Breaking the Circle: Fiona's Revolutionary Vision
Fiona's leadership of the mage rebellion represents a fundamentally different approach to magical governance, based on the principle that freedom from oppression can not be negotiated within systems designed to control. Having witnessed abuses at Montsimmard Circle and across Thedas, she concluded that incremental reform would never address the fundamental injustice of forcing mages into confinement. Her critique directly addressed institutional failures, including the inaction of Grand Cleric Elthina regarding Kirkwall's Circle abuses before Anders' radical action. When she called for a vote to dissolve the Circle of Magi, she sought not merely better conditions within confinement but a fundamental rethinking of how magical education and oversight should function. This revolutionary stance reflects her assessment that the Circle system itself, rather than merely its implementation, constitutes the problem.

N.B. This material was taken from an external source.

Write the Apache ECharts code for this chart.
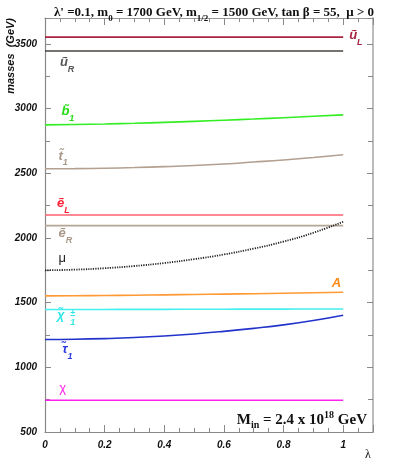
<!DOCTYPE html>
<html style="height: 100%">
<head>
<meta charset="utf-8">
<script src="https://cdn.jsdelivr.net/npm/echarts@6/dist/echarts.min.js"></script>
</head>
<body style="height: 100%; margin: 0; background: #fff">
<div id="container" style="width: 398px; height: 464px"></div>
<script type="text/javascript">
// lambda values along x
var lambda = [0, 0.1, 0.2, 0.3, 0.4, 0.5, 0.6, 0.7, 0.8, 0.9, 1.0];

// masses (GeV)
var uL   = [3552, 3552, 3552, 3552, 3552, 3552, 3552, 3552, 3552, 3552, 3552];
var uR   = [3445, 3445, 3445, 3445, 3445, 3445, 3445, 3445, 3445, 3445, 3445];
var b1   = [2874, 2877, 2881, 2886, 2893, 2901, 2910, 2919, 2929, 2940, 2951];
var t1   = [2535, 2536, 2539, 2544, 2551, 2560, 2572, 2587, 2603, 2622, 2643];
var eL   = [2177, 2177, 2177, 2177, 2177, 2177, 2177, 2177, 2177, 2177, 2177];
var eR   = [2095, 2095, 2095, 2095, 2095, 2095, 2095, 2095, 2095, 2095, 2095];
var mu   = [1750, 1755, 1766, 1783, 1806, 1836, 1872, 1918, 1972, 2040, 2125];
var mA   = [1552, 1553, 1555, 1557, 1560, 1563, 1566, 1569, 1572, 1576, 1580];
var chiC = [1447, 1447, 1447, 1448, 1448, 1449, 1449, 1450, 1450, 1451, 1451];
var tau1 = [1215, 1217, 1222, 1230, 1242, 1258, 1278, 1301, 1328, 1362, 1403];
var chi0 = [745, 745, 745, 745, 745, 745, 745, 745, 745, 745, 745];

var yTicks = [500, 1000, 1500, 2000, 2500, 3000, 3500];
var xTicks = [0, 0.2, 0.4, 0.6, 0.8, 1];

var dom = document.getElementById("container");
var myChart = echarts.init(dom);

var sans = 'Liberation Sans';
var serif = 'Liberation Serif';

function pairs(v) {
    return lambda.map(function (x, i) { return [x, v[i]]; });
}

// rich styles for the curve labels (base letter + subscript)
function labelRich(color, italic, weight) {
    return {
        m: { fontFamily: sans, fontStyle: italic ? 'italic' : 'normal', fontWeight: weight, fontSize: 13, color: color, verticalAlign: 'top', lineHeight: 18 },
        s: { fontFamily: sans, fontStyle: 'italic', fontWeight: 'bold', fontSize: 9, color: color, verticalAlign: 'bottom', lineHeight: 18 },
        p: { fontFamily: sans, fontStyle: 'italic', fontWeight: 'bold', fontSize: 9, color: color, lineHeight: 9 }
    };
}

// [text, lambda, mass] for each label
function mark(items, color, italic, weight) {
    return {
        silent: true,
        symbol: 'circle',
        symbolSize: 1,
        itemStyle: { color: 'rgba(0,0,0,0)' },
        data: items.map(function (it) {
            return {
                coord: [it[1], it[2]],
                label: {
                    show: true,
                    position: 'inside',
                    align: 'left',
                    verticalAlign: 'middle',
                    formatter: it[0],
                    rich: labelRich(color, italic, weight)
                }
            };
        })
    };
}

function line(name, values, color, labels, opts) {
    opts = opts || {};
    return {
        name: name,
        type: 'line',
        data: pairs(values),
        smooth: true,
        showSymbol: false,
        lineStyle: { color: color, width: opts.width || 1.6, type: opts.type || 'solid' },
        markPoint: mark(labels, opts.labelColor || color, opts.italic !== false, opts.weight || 'bold'),
        z: 3
    };
}

var tickStyle = { color: '#888', width: 1 };

function frameAxis(pos, isX, labels, lineColor, lineWidth) {
    var ax = {
        type: 'value',
        position: pos,
        min: isX ? 0 : 500,
        max: isX ? 1.1 : 3700,
        interval: isX ? 0.2 : 500,
        axisLine: { show: true, onZero: false, lineStyle: { color: lineColor, width: lineWidth } },
        axisTick: { show: true, inside: true, length: isX ? 7 : 6, lineStyle: tickStyle },
        minorTick: { show: true, splitNumber: isX ? 4 : 2, length: isX ? 4 : 5, lineStyle: tickStyle },
        splitLine: { show: false },
        axisLabel: { show: false }
    };
    if (labels) {
        var list = isX ? xTicks : yTicks;
        ax.axisLabel = {
            showMaxLabel: false,
            margin: 8,
            fontFamily: sans, fontStyle: 'italic', fontWeight: 'bold', fontSize: 10, color: '#111',
            formatter: function (v) { return list.indexOf(v) >= 0 ? String(v) : ''; }
        };
    }
    return ax;
}

option = {
    animation: false,
    backgroundColor: '#fff',
    title: {
        text: "{t|λ' =0.1, m}{s|0}{t| = 1700 GeV, m}{s|1/2}{t| = 1500 GeV, tan β = 55,  μ > 0}",
        left: 209,
        top: 1,
        textAlign: 'center',
        textStyle: {
            rich: {
                t: { fontFamily: serif, fontWeight: 'bold', fontSize: 13, color: '#111', verticalAlign: 'top', lineHeight: 17 },
                s: { fontFamily: serif, fontWeight: 'bold', fontSize: 9, color: '#111', verticalAlign: 'bottom', lineHeight: 17 }
            }
        }
    },
    grid: { left: 45, right: 25, top: 18, bottom: 32 },
    xAxis: [
        frameAxis('bottom', true, true, '#888', 1.2),
        frameAxis('top', true, false, '#999', 1.2)
    ],
    yAxis: [
        frameAxis('left', false, true, '#888', 1.2),
        frameAxis('right', false, false, '#bbb', 2)
    ],
    graphic: [
        {
            type: 'text',
            x: 11, y: 18,
            rotation: Math.PI / 2,
            style: {
                text: 'masses  (GeV)',
                fontFamily: sans, fontStyle: 'italic', fontWeight: 'bold', fontSize: 11,
                fill: '#111', align: 'right', verticalAlign: 'middle'
            }
        },
        {
            type: 'text',
            x: 367, y: 420,
            style: {
                text: '{m|M}{s|in}{m| = 2.4 x 10}{p|18}{m| GeV}',
                align: 'right', verticalAlign: 'middle',
                rich: {
                    m: { fontFamily: serif, fontWeight: 'bold', fontSize: 15, fill: '#111', verticalAlign: 'middle', lineHeight: 20 },
                    s: { fontFamily: serif, fontWeight: 'bold', fontSize: 10, fill: '#111', verticalAlign: 'bottom', lineHeight: 20 },
                    p: { fontFamily: serif, fontWeight: 'bold', fontSize: 10, fill: '#111', verticalAlign: 'top', lineHeight: 20 }
                }
            }
        },
        {
            type: 'text',
            x: 368, y: 455,
            style: { text: 'λ', fontFamily: serif, fontSize: 12, fill: '#111', align: 'center', verticalAlign: 'middle' }
        }
    ],
    series: [
        line('uL', uL, '#a8243f', [['{m|ũ}{s|L}', 1.02, 3545]]),
        line('uR', uR, '#4a4440', [['{m|ũ}{s|R}', 0.05, 3340]], { labelColor: '#555' }),
        line('b1', b1, '#33ee22', [['{m|b̃}{s|1}', 0.055, 2955]], { labelColor: '#22dd11' }),
        line('t1', t1, '#b3a090', [['{m|t̃}{s|1}', 0.045, 2614]], { labelColor: '#a89888' }),
        line('eL', eL, '#ff6272', [['{m|ẽ}{s|L}', 0.04, 2244]], { labelColor: '#ff2236' }),
        line('eR', eR, '#b5a595', [['{m|ẽ}{s|R}', 0.045, 2012]], { labelColor: '#a89888' }),
        line('mu', mu, '#222', [['{m|μ}', 0.045, 1820]], { type: [1.2, 1.2], width: 1.8, italic: false, weight: 'normal' }),
        line('A', mA, '#ff9933', [['{m|A}', 0.962, 1632]], { labelColor: '#ff8811' }),
        line('chipm', chiC, '#44f0ee', [['{m|χ̃}', 0.04, 1378], ['{p|±}\n{p|1}', 0.085, 1380]], { labelColor: '#33e6e6' }),
        line('tau1', tau1, '#2233cc', [['{m|τ̃}{s|1}', 0.058, 1117]], { labelColor: '#2a3ae0' }),
        line('chi0', chi0, '#ff22ee', [['{m|χ}', 0.048, 816]], { labelColor: '#ff22ee', italic: false, weight: 'normal' })
    ]
};

myChart.setOption(option);
</script>
</body>
</html>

Revolutionary Failures and Unintended Consequences
However, Fiona's revolutionary approach produced a cascade of consequences she seemingly failed to anticipate. The timing of the independence vote—in the aftermath of magical terrorist attacks—played directly into existing fears and stereotypes about uncontrolled magic. The narrow margin by which the vote passed (described as "only a small margin" by Vivienne) created divisive fractures within the mage community itself, ultimately pitting "mages against mages" in an internecine conflict. Most dramatically, her eventual decision to indenture the mages to Tevinter in exchange for protection represented a stunning capitulation that traded one form of control for another potentially more sinister one. These outcomes raise serious questions about whether her revolutionary approach represented true vision or a failure to anticipate the practical consequences of idealistic action. The critique that she was "horrendously ill-timed and selfish" in her vote for independence gains power when considered alongside these unintended consequences.
Leadership Styles in Conflict: Authority vs. Democratic Process
The contrast between Vivienne and Fiona extends beyond ideology to fundamentally different conceptions of leadership itself. Vivienne embodies aristocratic authority—uncompromising, individual, and built on personal excellence that commands respect even from enemies. Her sobriquet "Lady of Iron" captures both her strength and her inflexibility, characteristics she cultivated deliberately to navigate the lethal political landscape of Orlesian high society. Her leadership style relies on personal authority rather than popular mandate, positioning her as exceptional rather than representative. This approach grants her significant freedom of action but distances her from the collective experience of ordinary mages whose daily struggles she may no longer fully comprehend. Her stone-cold demeanor and "gloriously sardonic" wit serve as political weapons but may also reflect emotional armor constructed to survive in hostile environments.
Democratic Vulnerability
Fiona's leadership, by contrast, centers democratic process even when outcomes prove divisive. Her pivotal decisions emerged from votes rather than unilateral authority, reflecting her commitment to collective self-determination even when unity proves elusive. When the vote for independence passed by only a small margin, she "chose to let the motions stand" rather than imposing unity through authoritarian means. This democratic approach creates greater legitimacy but also vulnerability—the narrow margin of her victory created space for opponents to question whether the rebellion truly represented the will of most mages. Her eventual capitulation to Tevinter occurred under extreme duress when all other options had been exhausted, calling into question whether democratic leadership can withstand overwhelming external pressure. The argument that "in her dotage, she could not handle looking after the well-being of so many people" reflects not merely ageism but a deeper critique of whether democratic process can effectively protect vulnerable populations during existential threats.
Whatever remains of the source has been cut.